There is a utilitarian beauty to this model, though, embellished by the dents and scratches that come standard with twenty years of farm life. And the finish now is a priceless pale orange matte that could never be reproduced in an auto body shop.

But I’m neither a collector nor aesthete enough to justify restoring any truck to working order. There is something I don’t fully understand, something deeper in my psyche behind all this. This big red truck features in recurring dreams, as does grandpa. I suspect it represents the macho side of myself that in my literary life and times I’m not willing, able, or permitted to be.

The no-nonsense pickup is the standard-bearer of the spirit of the modern American West. It’s a powerful machine, fueled with essence of dinosaur. Just driving such a vehicle, let alone owning it, confers enough testosterone caché to turn city girls’ heads or get that nod of respect from the corner cop.

I’m an unpublished novelist with no wife, no real job and no real estate. My permanent address is an apartment in Manhattan, and our family sold the Montana ranch five years ago. It’s my psyche that needs this truck, and who am I to stand between the two of them? Besides, I do need transportation.

Dad comes back from collecting rent to find me in ready combat mode, eyeing the circling fighters that had been out on a run and survived last week’s assault. “I’ve been known to knock these out of the air,” dad says. I hand him the can of spray, but keep the broom.

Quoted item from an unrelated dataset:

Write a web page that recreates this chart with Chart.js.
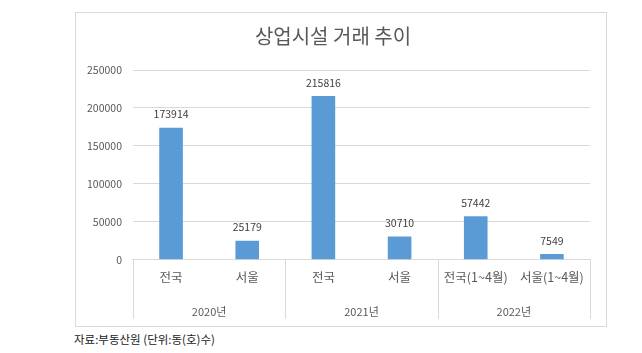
<!DOCTYPE html>
<html>
<head>
<meta charset="utf-8">
<script src="https://cdn.jsdelivr.net/npm/chart.js@4/dist/chart.umd.min.js"></script>
<style>
  body { margin: 0; background: #fff; width: 642px; height: 353px; position: relative; overflow: hidden; }
  #box { position: absolute; left: 75px; top: 12px; width: 530px; height: 313px; border: 1px solid #d9d9d9; }
  #wrap { position: absolute; left: 60px; top: 12px; width: 546px; height: 316px; }
  #note { position: absolute; left: 74px; top: 331px; font: 11.5px "Noto Sans CJK KR", sans-serif; color: #222; }
</style>
</head>
<body>
<div id="box"></div>
<div id="wrap"><canvas id="chart"></canvas></div>
<div id="note">자료:부동산원 (단위:동(호)수)</div>
<script>
let categories = ["전국", "서울", "전국", "서울", "전국(1~4월)", "서울(1~4월)"];
let years = ["2020년", "2021년", "2022년"];
let values = [173914, 25179, 215816, 30710, 57442, 7549];
let yTicks = [0, 50000, 100000, 150000, 200000, 250000];

const fontKr = "'Noto Sans CJK KR', 'Noto Sans', sans-serif";

// value text above each bar
const barLabels = {
  id: "barLabels",
  afterDatasetsDraw(chart) {
    const ctx = chart.ctx;
    const meta = chart.getDatasetMeta(0);
    ctx.save();
    ctx.font = "10.5px " + fontKr;
    ctx.fillStyle = "#404040";
    ctx.textAlign = "center";
    ctx.textBaseline = "bottom";
    meta.data.forEach((bar, i) => {
      ctx.fillText(values[i], bar.x, bar.y - 8);
    });
    ctx.restore();
  }
};

// vertical separators between year groups
const groupLines = {
  id: "groupLines",
  afterDraw(chart) {
    const x2 = chart.scales.x2;
    const ctx = chart.ctx;
    const half = (x2.getPixelForTick(1) - x2.getPixelForTick(0)) / 2;
    ctx.save();
    ctx.strokeStyle = "#d9d9d9";
    ctx.lineWidth = 1;
    for (let i = 0; i <= years.length; i++) {
      let px = Math.round(x2.getPixelForTick(0) - half + i * half * 2) + 0.5;
      ctx.beginPath();
      ctx.moveTo(px, chart.chartArea.bottom);
      ctx.lineTo(px, chart.chartArea.bottom + 59);
      ctx.stroke();
    }
    ctx.restore();
  }
};

new Chart(document.getElementById("chart"), {
  type: "bar",
  data: {
    labels: categories,
    datasets: [{
      data: values,
      backgroundColor: "#5b9bd5",
      barPercentage: 0.31,
      categoryPercentage: 1
    }]
  },
  options: {
    responsive: true,
    maintainAspectRatio: false,
    animation: false,
    layout: { padding: { left: 16, right: 16, top: 0, bottom: 0 } },
    plugins: {
      legend: { display: false },
      tooltip: { enabled: false },
      title: {
        display: true,
        text: "상업시설 거래 추이",
        color: "#595959",
        font: { family: fontKr, size: 20, weight: "normal" },
        padding: { top: 12, bottom: 22 }
      }
    },
    scales: {
      y: {
        min: 0,
        max: 250000,
        afterBuildTicks: (axis) => { axis.ticks = yTicks.map(v => ({ value: v })); },
        grid: { color: "#d9d9d9", drawTicks: false },
        border: { display: false },
        ticks: {
          color: "#595959",
          font: { family: fontKr, size: 10.5 },
          padding: 11,
          callback: (v) => String(v)
        }
      },
      x: {
        grid: { display: false, drawTicks: false },
        border: { display: true, color: "#d9d9d9" },
        ticks: { color: "#595959", font: { family: fontKr, size: 12.5 }, padding: 10, maxRotation: 0, autoSkip: false }
      },
      x2: {
        type: "category",
        labels: years,
        position: "bottom",
        offset: true,
        grid: { display: false, drawTicks: false },
        border: { display: false },
        ticks: { color: "#595959", font: { family: fontKr, size: 11 }, padding: 10, maxRotation: 0 }
      }
    }
  },
  plugins: [barLabels, groupLines]
});
</script>
</body>
</html>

After the air battle is over, we get to work on the tires, the engine, the battery, the tail lights. A few days later we drive it through town for a brake job and to have some tests run. The next week, we take it to a specialist who runs a compression test and we get the bad news. Twenty pounds in cylinder five, ten pounds in cylinder six, zero in cylinder eight. It will need a new engine, at roughly four thousands bucks, all in.

While the news is soaking in, the mechanic diplomatically suggests the truck must be of sentimental value. He is experienced in these matters; there is enough unsaid there to bring his meaning the rest of the way home.

Our bonds to material possessions aren’t always tied by greed or laziness or the need for comfort. We invest our inanimate objects with personalities and memories and we make talismans out of them. But they are burdens, nevertheless, and they ultimately will stay behind with our bones and the suit they bury us in.

I’m afraid to let go of the truck, but it’s clear that the time has come. I’m tempted to hold on, to put it in a lot somewhere, but ironically, now is the time to “be a man about it” and let go of one of the things that makes me more of a man.